Muchos colegas han insistido, con razón, en que las PASO debían ir acompañadas de otras reformas que fortalezcan nuestra democracia y nos ayuden a construir los consensos para seguir avanzando. Estas, en nuestra opinión, podrían ser la reintroducción del Senado elegido con una fórmula unitaria; la reelección de representantes al Congreso y otros cargos de elección popular, exceptuado el presidente; la elección de los congresistas en distritos electorales más pequeños; y la prohibición de que ciudadanos con sentencia judicial firme o investigaciones severas avanzadas puedan postular a cargos populares.

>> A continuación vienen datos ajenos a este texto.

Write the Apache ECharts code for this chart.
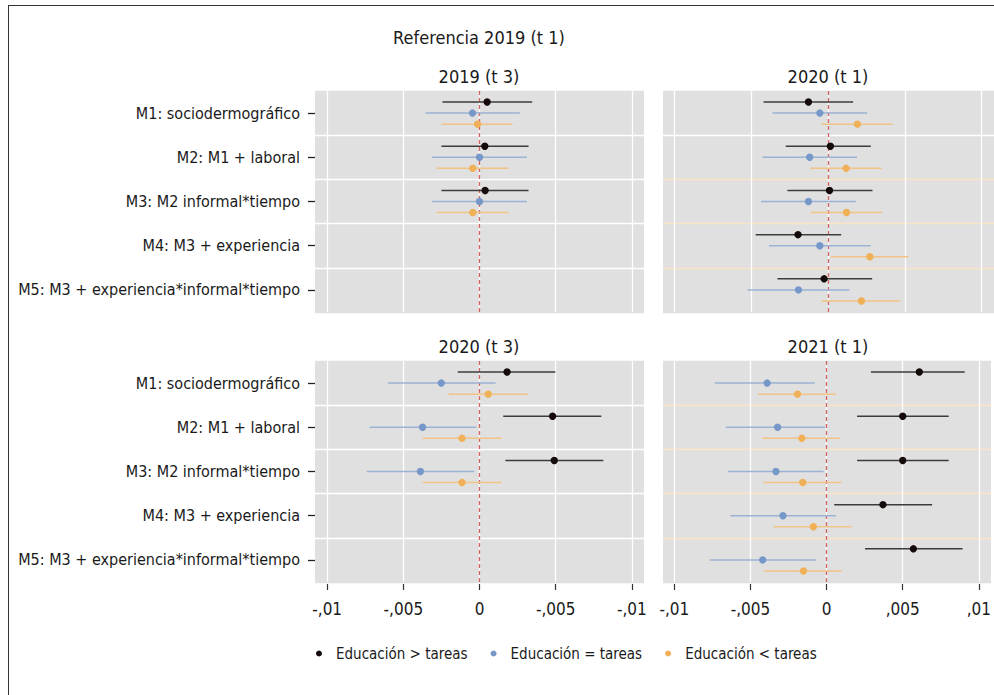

Pareciera que esta era la lista mínima de deseos para transformar nuestro sistema político. Pero uno se pregunta si con esta lista podríamos cambiar el comportamiento de los partidos. ¿Podríamos con estas reformas impedir que lleguen al Congreso representantes que ponen sus intereses por delante de los colectivos? Más aún, ¿qué congresistas elegidos no se prestan al cambio de sus votos por beneficios a una serie de empresas que pululan entre la informalidad y la ilegalidad?

Puesto de esta forma, parece que nuestras reformas electorales son una lista de buenas intenciones, pero no garantizan un cambio de comportamiento en los partidos políticos, que parece ser la clave de la defensa de nuestra democracia y el instrumento, como dije antes, para lograr los consensos necesarios para llevarnos al Estado moderno.

Pareciera que los partidos políticos no son más que un reflejo de la erosión de nuestra estructura productiva, donde la formalidad ha dado paso a la informalidad e ilegalidad productiva. No podríamos explicar de otra forma la contrareforma que hemos visto en estos últimos años y que abarca casi todos los niveles. Siendo este mundo, en su mayoría, informal-ilegal, no deberíamos de sorprendernos de que sean estos intereses los que predominen frente a aquellos que nos llevarían a la construcción de un Estado moderno.

Puesto de esta forma, lo que nos deberíamos preguntar es: ¿cómo logramos una transformación que nos permita alcanzar una democracia representativa donde los intereses de la mayoría predominen sobre los individuales?

Aun cuando no existe una respuesta única a este problema, pienso que insistir en una reforma política sin acompañarla de una reforma a favor del crecimiento sostenido e inclusivo, donde la formalización sea un elemento central, no va a lograr transformar nuestra democracia. Debemos de aceptar que el retroceso en nuestra democracia es un reflejo de la informalización de nuestra estructura productiva, que toca no solamente el mercado laboral, sino casi todos los sectores productivos.

En el 2016 desarrollamos una estrategia de formalización y quisimos que fuera el instrumento principal para acelerar el crecimiento. Sin embargo, este esfuerzo fue dejado y desde el 2018 se optó por el populismo económico. Muchos sectores altamente informales obtuvieron beneficios tributarios o normativos, pero poco se hizo por condicionar estos a su formalización. Recientemente, la OCDE ha publicado un reporte con recomendaciones muy interesantes, pero ha pasado desapercibido.

Podríamos pensar que somos únicos en este proceso regresivo, pero no es así. Lo han vivido las grandes democracias desde el imperio romano, pasando por Europa y Estados Unidos. Como lo describe Francis Fukuyama en su libro “Political Order y Political Decay”: todas las sociedades modernas han tenido que luchar en contra del estado fallido que buscaba apropiarse de los recursos del Estado para su beneficio.

Lo que debemos tener en cuenta es que solo el Estado moderno democrático es capaz de generar suficiente riqueza e inclusión de los distintos grupos y hacerlo sostenible. Nuestra meta debería ser consensuar una reforma productiva, de formalización e inclusión social, implementada junto con una reforma electoral.

Los Estados fallidos son, finalmente, temporales. En 1513, Nicolás Maquiavelo en su obra póstuma, “El Príncipe”, decía “hay dos formas de mantenerse en el poder: con el apoyo del pueblo o con el uso de la fuerza”.